Annual inflation in Sudan soared to a record 212.29 percent last month on surging food and transport prices.
Sudan’s annual inflation has hit a new record peak as prices of bread and other staples keep surging, according to official figures.
The country’s Central Bureau of Statistics said on Tuesday that the annual inflation in September rose to 212.29 percent from 166.83 percent in August. The record high was driven by hikes in bread and vegetable prices as well as increasing transport fares, it said.
Inflation has been rising in Sudan since before the military’s overthrow of longtime President Omar al-Bashir in April 2019 amid a popular uprising. The economy has suffered from decades of United States sanctions and mismanagement under al-Bashir who had ruled the country since a 1989 military coup.

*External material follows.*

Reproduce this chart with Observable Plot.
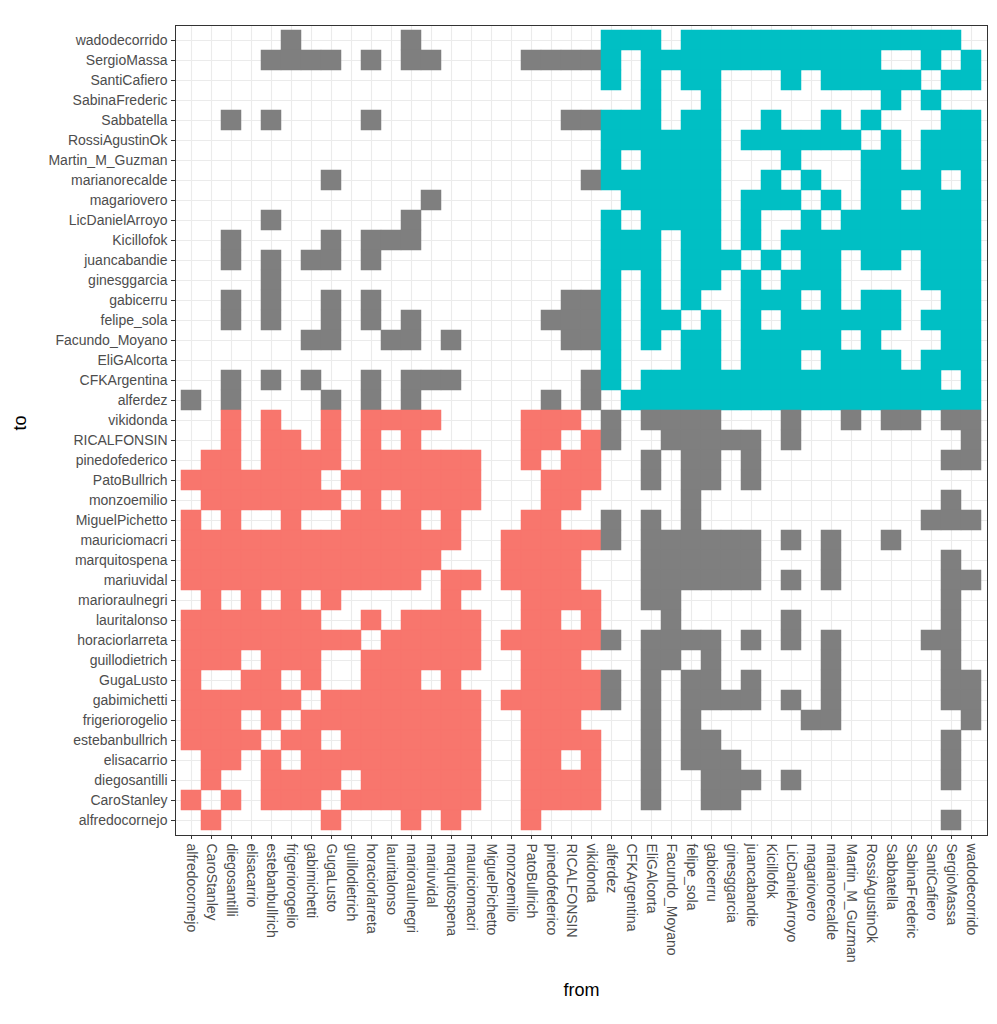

The transitional government is struggling to revive the economy amid a huge budget deficit and widespread shortages of essential goods, including fuel, bread and medicine.
Sudan has close to $60bn in foreign debt, and debt relief and access to foreign loans are widely seen as its gateway to economic recovery. But access to foreign loans is linked to the removal of sanctions related to the country’s blacklisting by the US as a state sponsor of “terrorism”.
Sudanese and Israeli officials have said that US President Donald Trump’s administration is pushing Khartoum to normalise relations with Israel in exchange for being struck off the list of state sponsors of terrorism.
The issue has divided Sudan’s fragile interim government.
If Sudan were to establish diplomatic ties with Israel, it would be another diplomatic victory for Trump heading into the final weeks before the November 3 US elections.
The International Monetary Fund last month signed off on the Sudanese government’s economic reform programme, which could eventually allow the country to get debt relief and move ahead with rebuilding the battered economy. The reform blueprint includes a gradual lifting of energy subsidies, which eat up 36 percent of the government’s budget.
Sudan’s national currency, the pound, has plunged dramatically, selling for more than 250 to $1 on the black market. The official rate remains at 57 Sudanese pounds to $1.
The coronavirus pandemic and recent seasonal flash floods have added to the calamity. Authorities in September declared an economic emergency, said the country was a natural disaster area and imposed a three-month state of emergency.
Meanwhile, tensions escalated in the country’s east on Wednesday, following Prime Minister Abdalla Hamdok’s decision to fire Saleh Ammar, the newly appointed governor of Kassala province. In the neighbouring Red Sea province, authorities imposed 16-hour curfews in the cities of Port Sudan and Suakin, after angry protesters blocked major roads, according to the official SUNA news agency.
Ammar warned security forces not to use violence against the protesters on Wednesday, a day after he was fired, less than three months after his July appointment. Earlier, he was barred from entering Kassala by protesters, who opposed his appointment on tribal grounds.